- Exercise aim
Drop every picture. Then return, exactly, the lines from the beginning of the listing below through the one containing "(0,0) rectangle (623,509);".

- Supplied material
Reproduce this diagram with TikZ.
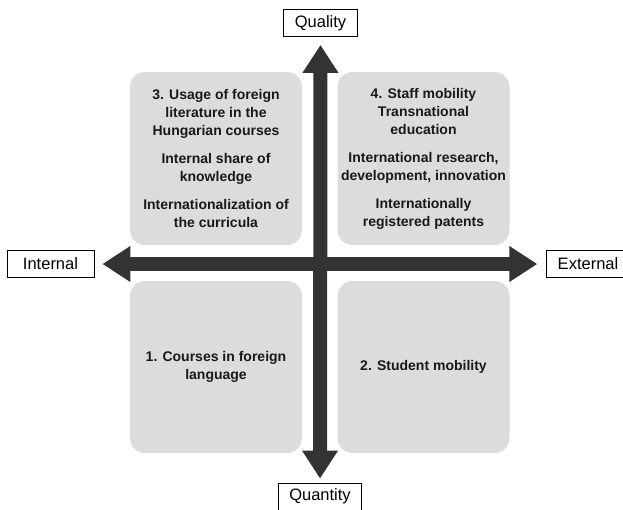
\documentclass[tikz,border=0pt]{standalone}
\usepackage{fontspec}
\setmainfont{Liberation Sans}
\usetikzlibrary{arrows.meta}

\definecolor{axisgray}{HTML}{333333}
\definecolor{fieldgray}{HTML}{DCDCDC}

\tikzset{
    pole/.style={draw, line width=0.8pt, fill=white, minimum height=27pt, inner xsep=11pt, font=\fontsize{16.5}{20}\selectfont},
    field/.style={fill=fieldgray, rounded corners=15pt, minimum width=172pt, minimum height=173pt, align=center, text=black!90, font=\bfseries\fontsize{14}{18}\selectfont},
    axisarrow/.style={draw=axisgray, line width=14pt, {Triangle[width=34pt,length=28pt]}-{Triangle[width=34pt,length=28pt]}}
}

\begin{document}
\begin{tikzpicture}[x=1pt,y=-1pt]
    \useasboundingbox (0,0) rectangle (623,509);

    % the four fields
    \node[field] (field3) at (216,158.5) {3. Usage of foreign\\literature in the\\Hungarian courses\\[10pt]Internal share of\\knowledge\\[10pt]Internationalization of\\the curricula};
    \node[field] (field4) at (423.5,158.5) {4. Staff mobility\\Transnational\\education\\[10pt]International research,\\development, innovation\\[10pt]Internationally\\registered patents};
    \node[field, minimum height=172pt] (field1) at (216,367) {1. Courses in foreign\\language};
    \node[field, minimum height=172pt] (field2) at (423.5,367) {2. Student mobility};

    % axis labels
    \node[pole] (quality) at (320.5,23) {Quality};
    \node[pole] (quantity) at (320,496.5) {Quantity};
    \node[pole, minimum width=87pt] (internal) at (50.5,264) {Internal};
    \node[pole] (external) at (588,264) {External};

    \draw[axisarrow, shorten <=8pt, shorten >=9pt] (internal) -- (external);
    \draw[axisarrow, shorten <=8pt, shorten >=4pt] (quality) -- (quantity);
\end{tikzpicture}
\end{document}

- Output of the exercise
Reproduce this diagram with TikZ.
\documentclass[tikz,border=0pt]{standalone}
\usepackage{fontspec}
\setmainfont{Liberation Sans}
\usetikzlibrary{arrows.meta}

\definecolor{axisgray}{HTML}{333333}
\definecolor{fieldgray}{HTML}{DCDCDC}

\tikzset{
    pole/.style={draw, line width=0.8pt, fill=white, minimum height=27pt, inner xsep=11pt, font=\fontsize{16.5}{20}\selectfont},
    field/.style={fill=fieldgray, rounded corners=15pt, minimum width=172pt, minimum height=173pt, align=center, text=black!90, font=\bfseries\fontsize{14}{18}\selectfont},
    axisarrow/.style={draw=axisgray, line width=14pt, {Triangle[width=34pt,length=28pt]}-{Triangle[width=34pt,length=28pt]}}
}

\begin{document}
\begin{tikzpicture}[x=1pt,y=-1pt]
    \useasboundingbox (0,0) rectangle (623,509);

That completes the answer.